** Start Dataset section **

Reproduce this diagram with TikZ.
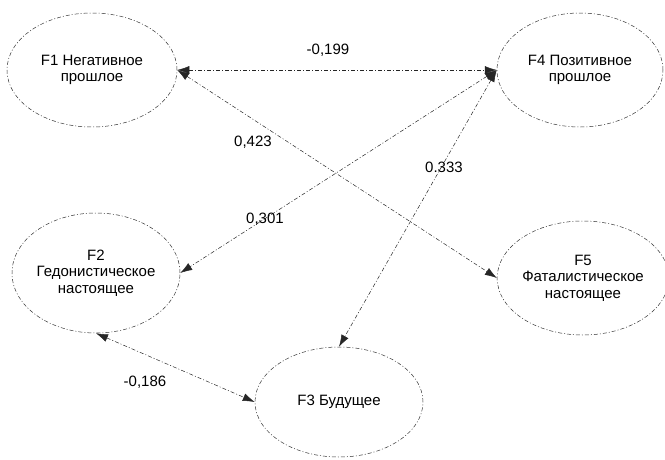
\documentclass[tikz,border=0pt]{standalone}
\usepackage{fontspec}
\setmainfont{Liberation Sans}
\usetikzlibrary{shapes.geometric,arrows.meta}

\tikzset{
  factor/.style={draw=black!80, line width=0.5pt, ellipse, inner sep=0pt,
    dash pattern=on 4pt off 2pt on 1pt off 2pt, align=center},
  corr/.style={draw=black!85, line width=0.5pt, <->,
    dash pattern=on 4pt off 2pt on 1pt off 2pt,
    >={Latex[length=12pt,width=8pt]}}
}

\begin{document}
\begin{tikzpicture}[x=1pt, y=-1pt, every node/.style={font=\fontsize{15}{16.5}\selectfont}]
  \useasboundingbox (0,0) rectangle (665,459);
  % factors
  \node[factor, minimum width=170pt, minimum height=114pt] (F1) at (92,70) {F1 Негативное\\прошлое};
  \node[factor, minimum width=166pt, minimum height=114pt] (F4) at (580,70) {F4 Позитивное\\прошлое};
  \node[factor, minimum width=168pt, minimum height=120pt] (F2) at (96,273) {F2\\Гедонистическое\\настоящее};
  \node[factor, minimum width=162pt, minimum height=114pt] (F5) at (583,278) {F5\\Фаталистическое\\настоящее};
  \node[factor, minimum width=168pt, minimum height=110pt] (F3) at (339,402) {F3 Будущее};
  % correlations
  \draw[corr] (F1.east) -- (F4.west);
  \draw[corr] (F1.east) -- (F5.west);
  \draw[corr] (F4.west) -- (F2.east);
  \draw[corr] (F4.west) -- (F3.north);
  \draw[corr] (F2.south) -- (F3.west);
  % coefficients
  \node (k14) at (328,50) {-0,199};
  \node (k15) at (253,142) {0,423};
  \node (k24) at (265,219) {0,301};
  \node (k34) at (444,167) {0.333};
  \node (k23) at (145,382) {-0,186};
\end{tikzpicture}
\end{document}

** End Dataset section **

Task directions ▸
Without the pictures, write out all of the material exactly.

Solution for this exercise ▸
Reproduce this diagram with TikZ.
\documentclass[tikz,border=0pt]{standalone}
\usepackage{fontspec}
\setmainfont{Liberation Sans}
\usetikzlibrary{shapes.geometric,arrows.meta}

\tikzset{
  factor/.style={draw=black!80, line width=0.5pt, ellipse, inner sep=0pt,
    dash pattern=on 4pt off 2pt on 1pt off 2pt, align=center},
  corr/.style={draw=black!85, line width=0.5pt, <->,
    dash pattern=on 4pt off 2pt on 1pt off 2pt,
    >={Latex[length=12pt,width=8pt]}}
}

\begin{document}
\begin{tikzpicture}[x=1pt, y=-1pt, every node/.style={font=\fontsize{15}{16.5}\selectfont}]
  \useasboundingbox (0,0) rectangle (665,459);
  % factors
  \node[factor, minimum width=170pt, minimum height=114pt] (F1) at (92,70) {F1 Негативное\\прошлое};
  \node[factor, minimum width=166pt, minimum height=114pt] (F4) at (580,70) {F4 Позитивное\\прошлое};
  \node[factor, minimum width=168pt, minimum height=120pt] (F2) at (96,273) {F2\\Гедонистическое\\настоящее};
  \node[factor, minimum width=162pt, minimum height=114pt] (F5) at (583,278) {F5\\Фаталистическое\\настоящее};
  \node[factor, minimum width=168pt, minimum height=110pt] (F3) at (339,402) {F3 Будущее};
  % correlations
  \draw[corr] (F1.east) -- (F4.west);
  \draw[corr] (F1.east) -- (F5.west);
  \draw[corr] (F4.west) -- (F2.east);
  \draw[corr] (F4.west) -- (F3.north);
  \draw[corr] (F2.south) -- (F3.west);
  % coefficients
  \node (k14) at (328,50) {-0,199};
  \node (k15) at (253,142) {0,423};
  \node (k24) at (265,219) {0,301};
  \node (k34) at (444,167) {0.333};
  \node (k23) at (145,382) {-0,186};
\end{tikzpicture}
\end{document}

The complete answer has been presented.